## Exercise brief
The lines to extract run from the first line of the material below to the line containing "['Always', 'Often', 'Sometimes', 'Barely', 'Never'];", both included; leave the pictures behind.

## Records provided
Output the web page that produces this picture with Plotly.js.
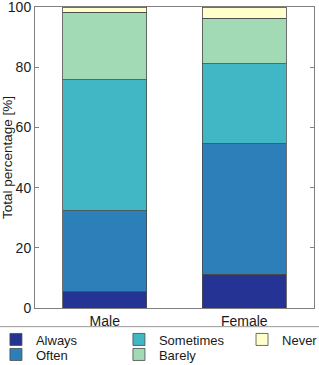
<!DOCTYPE html>
<html>
<head>
<meta charset="utf-8">
<script src="https://cdn.plot.ly/plotly-3.0.1.min.js"></script>
<style>
  html, body { margin: 0; padding: 0; background: #fff; }
  #chart { width: 319px; height: 365px; }
</style>
</head>
<body>
<div id="chart"></div>
<script>
// Groups on the x axis
const groups = ['Male', 'Female'];

// Answer categories, stacked bottom to top
const answers = ['Always', 'Often', 'Sometimes', 'Barely', 'Never'];

// Share of respondents per answer [%], one value per group
const always    = [5.4, 11.2];
const often     = [26.9, 43.4];
const sometimes = [43.5, 26.5];
const barely    = [22.5, 15.1];
const never     = [1.7, 3.8];

const seriesValues = [always, often, sometimes, barely, never];
const colors = ['#253494', '#2c7fb8', '#41b6c4', '#a1dab4', '#ffffcc'];

// Legend laid out as a 3-column grid:
// row 1 (legend): Always, Sometimes; row 2 (legend2): Often, Barely;
// Never sits alone in legend3, right-hand column of row 1.
const legendSlots  = ['legend', 'legend2', 'legend', 'legend2', 'legend3'];
const legendWidths = [78, 78, null, null, null];

const yTicks = [0, 20, 40, 60, 80, 100];

const traces = answers.map((name, i) => {
  const t = {
    type: 'bar',
    name: name,
    x: groups,
    y: seriesValues[i],
    width: 0.6,
    legend: legendSlots[i],
    marker: { color: colors[i], line: { color: '#4a4a4a', width: 0.8 } },
    hoverinfo: 'x+y+name'
  };
  if (legendWidths[i]) t.legendwidth = legendWidths[i];
  return t;
});

const family = 'Liberation Sans, Arial, sans-serif';
const ink = '#1a1a1a';

function legendRow(x, y) {
  return {
    orientation: 'h',
    traceorder: 'normal',
    x: x,
    xanchor: 'left',
    y: y,
    yanchor: 'top',
    font: { family: family, size: 13, color: ink },
    bgcolor: 'rgba(0,0,0,0)',
    borderwidth: 0
  };
}

const layout = {
  width: 319,
  height: 365,
  margin: { l: 35, r: 5, t: 7, b: 57, autoexpand: false },
  paper_bgcolor: '#fff',
  plot_bgcolor: '#fff',
  font: { family: family, size: 14, color: ink },
  barmode: 'stack',
  showlegend: true,
  legend:  legendRow(-0.14, -0.0548),
  legend2: legendRow(-0.14, -0.1047),
  legend3: legendRow(0.742, -0.0548),
  xaxis: {
    range: [-0.5, 1.5],
    showline: true,
    linecolor: '#808080',
    linewidth: 1,
    mirror: true,
    ticks: '',
    showgrid: false,
    zeroline: false,
    tickfont: { size: 14 }
  },
  yaxis: {
    range: [0, 100],
    tickvals: yTicks,
    ticktext: yTicks.map(String),
    ticks: 'inside',
    ticklen: 4,
    tickcolor: '#808080',
    showline: true,
    linecolor: '#808080',
    linewidth: 1,
    mirror: 'ticks',
    showgrid: false,
    zeroline: false,
    ticklabeloverflow: 'allow',
    tickfont: { size: 14 },
    title: { text: 'Total percentage [%]', font: { size: 13.5 }, standoff: 3 }
  },
  shapes: [{
    type: 'line', xref: 'paper', yref: 'paper',
    x0: -0.13, x1: 1.02, y0: -0.062, y1: -0.062,
    line: { color: '#999', width: 1 }
  }]
};

Plotly.newPlot('chart', traces, layout, { displayModeBar: false, staticPlot: true });
</script>
</body>
</html>
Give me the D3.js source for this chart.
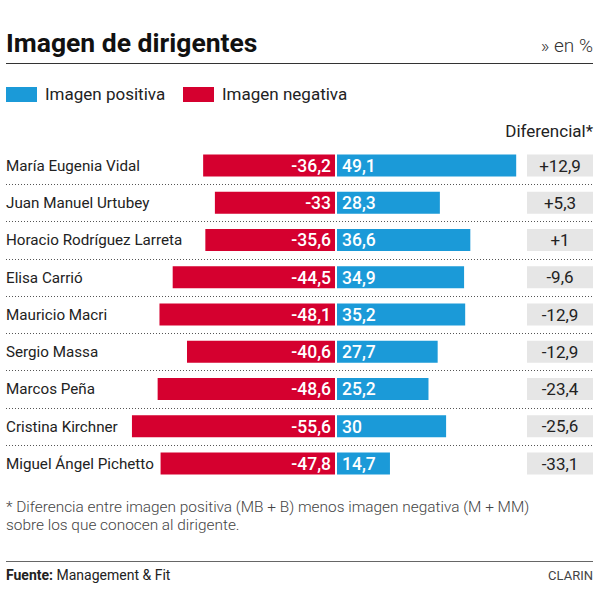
<!DOCTYPE html>
<html><head><meta charset="utf-8">
<script src="https://cdn.jsdelivr.net/npm/d3@7"></script>
<style>
html,body{margin:0;padding:0;background:#fff;}
svg{display:block;font-family:Roboto,"Noto Sans",sans-serif;}
</style></head>
<body><svg id="c" width="600" height="608"></svg>
<script>
const names = ["María Eugenia Vidal","Juan Manuel Urtubey","Horacio Rodríguez Larreta","Elisa Carrió","Mauricio Macri","Sergio Massa","Marcos Peña","Cristina Kirchner","Miguel Ángel Pichetto"];
const negativa = [-36.2,-33,-35.6,-44.5,-48.1,-40.6,-48.6,-55.6,-47.8];
const positiva = [49.1,28.3,36.6,34.9,35.2,27.7,25.2,30,14.7];
const diferencial = [12.9,5.3,1,-9.6,-12.9,-12.9,-23.4,-25.6,-33.1];
const legendLabels = ["Imagen positiva","Imagen negativa"];

const BLUE = "#1b9ad8", RED = "#d5002f", GRAY = "#e6e6e6", INK = "#222";
const svg = d3.select("#c");
const fmt = v => String(v).replace(".", ",");
const fmtDiff = v => (v > 0 ? "+" : "") + fmt(v);

// Header
svg.append("text").attr("x",6).attr("y",52).attr("font-size",26.5).attr("font-weight","bold").attr("fill","#111").text("Imagen de dirigentes");
svg.append("text").attr("x",593).attr("y",52).attr("text-anchor","end").attr("font-size",19).attr("font-weight",300).attr("fill","#333").text("» en %");
svg.append("line").attr("x1",6).attr("x2",593).attr("y1",63.5).attr("y2",63.5).attr("stroke","#333").attr("stroke-width",1.2);

// Legend
const legX = [6,183];
legendLabels.forEach((l,i)=>{
  svg.append("rect").attr("x",legX[i]).attr("y",87).attr("width",31).attr("height",15).attr("fill", i===0?BLUE:RED);
  svg.append("text").attr("x",legX[i]+39).attr("y",100).attr("font-size",17).attr("fill",INK).text(l);
});

svg.append("text").attr("x",593).attr("y",137).attr("text-anchor","end").attr("font-size",17).attr("fill",INK).text("Diferencial*");

// Scales
const y = d3.scalePoint().domain(names).range([165.5,463.5]);
const x = d3.scaleLinear().domain([-60,60]).range([336-3.67*60, 336+3.67*60]);
const bh = 22;
const step = y.step();

// dotted separators
const g = svg.append("g");
g.selectAll("line.sep").data(names.slice(0,-1)).join("line")
  .attr("x1",6).attr("x2",592)
  .attr("y1",d=>Math.round(y(d)+step/2)+0.5).attr("y2",d=>Math.round(y(d)+step/2)+0.5)
  .attr("stroke","#555").attr("stroke-width",1).attr("stroke-dasharray","1,2");

// names
g.selectAll("text.name").data(names).join("text")
  .attr("x",6).attr("y",d=>y(d)).attr("dy","0.35em").attr("font-size",15.2).attr("fill",INK).text(d=>d);

// red bars
g.selectAll("rect.neg").data(names).join("rect")
  .attr("x",(d,i)=>x(negativa[i])).attr("y",d=>y(d)-bh/2)
  .attr("width",(d,i)=>x(0)-1-x(negativa[i])).attr("height",bh).attr("fill",RED);
// blue bars
g.selectAll("rect.pos").data(names).join("rect")
  .attr("x",x(0)+1).attr("y",d=>y(d)-bh/2)
  .attr("width",(d,i)=>x(positiva[i])-x(0)-1).attr("height",bh).attr("fill",BLUE);

// value labels
g.selectAll("text.neg").data(names).join("text")
  .attr("x",x(0)-5).attr("y",d=>y(d)).attr("dy","0.36em").attr("text-anchor","end")
  .attr("font-size",17.5).attr("font-weight",500).attr("fill","#fff").text((d,i)=>fmt(negativa[i]));
g.selectAll("text.pos").data(names).join("text")
  .attr("x",x(0)+6).attr("y",d=>y(d)).attr("dy","0.36em")
  .attr("font-size",17.5).attr("font-weight",500).attr("fill","#fff").text((d,i)=>fmt(positiva[i]));

// diferencial boxes
g.selectAll("rect.diff").data(names).join("rect")
  .attr("x",527).attr("y",d=>y(d)-bh/2).attr("width",66).attr("height",bh).attr("fill",GRAY);
g.selectAll("text.diff").data(names).join("text")
  .attr("x",560).attr("y",d=>y(d)).attr("dy","0.36em").attr("text-anchor","middle")
  .attr("font-size",17).attr("fill",INK).text((d,i)=>fmtDiff(diferencial[i]));

// footnote
const fn = ["* Diferencia entre imagen positiva (MB + B) menos imagen negativa (M + MM)","sobre los que conocen al dirigente."];
fn.forEach((t,i)=>svg.append("text").attr("x",6).attr("y",512+i*18).attr("font-size",15.4).attr("font-weight",300).attr("fill","#444").text(t));

svg.append("line").attr("x1",6).attr("x2",593).attr("y1",561.5).attr("y2",561.5).attr("stroke","#666").attr("stroke-width",1);
const src = svg.append("text").attr("x",6).attr("y",580).attr("font-size",14).attr("fill",INK);
src.append("tspan").attr("font-weight","bold").text("Fuente:");
src.append("tspan").text(" Management & Fit");
svg.append("text").attr("x",593).attr("y",580).attr("text-anchor","end").attr("font-size",13).attr("fill","#444").text("CLARIN");
</script></body></html>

## Correct answer
Output the web page that produces this picture with Plotly.js.
<!DOCTYPE html>
<html>
<head>
<meta charset="utf-8">
<script src="https://cdn.plot.ly/plotly-3.0.1.min.js"></script>
<style>
  html, body { margin: 0; padding: 0; background: #fff; }
  #chart { width: 319px; height: 365px; }
</style>
</head>
<body>
<div id="chart"></div>
<script>
// Groups on the x axis
const groups = ['Male', 'Female'];

// Answer categories, stacked bottom to top
const answers = ['Always', 'Often', 'Sometimes', 'Barely', 'Never'];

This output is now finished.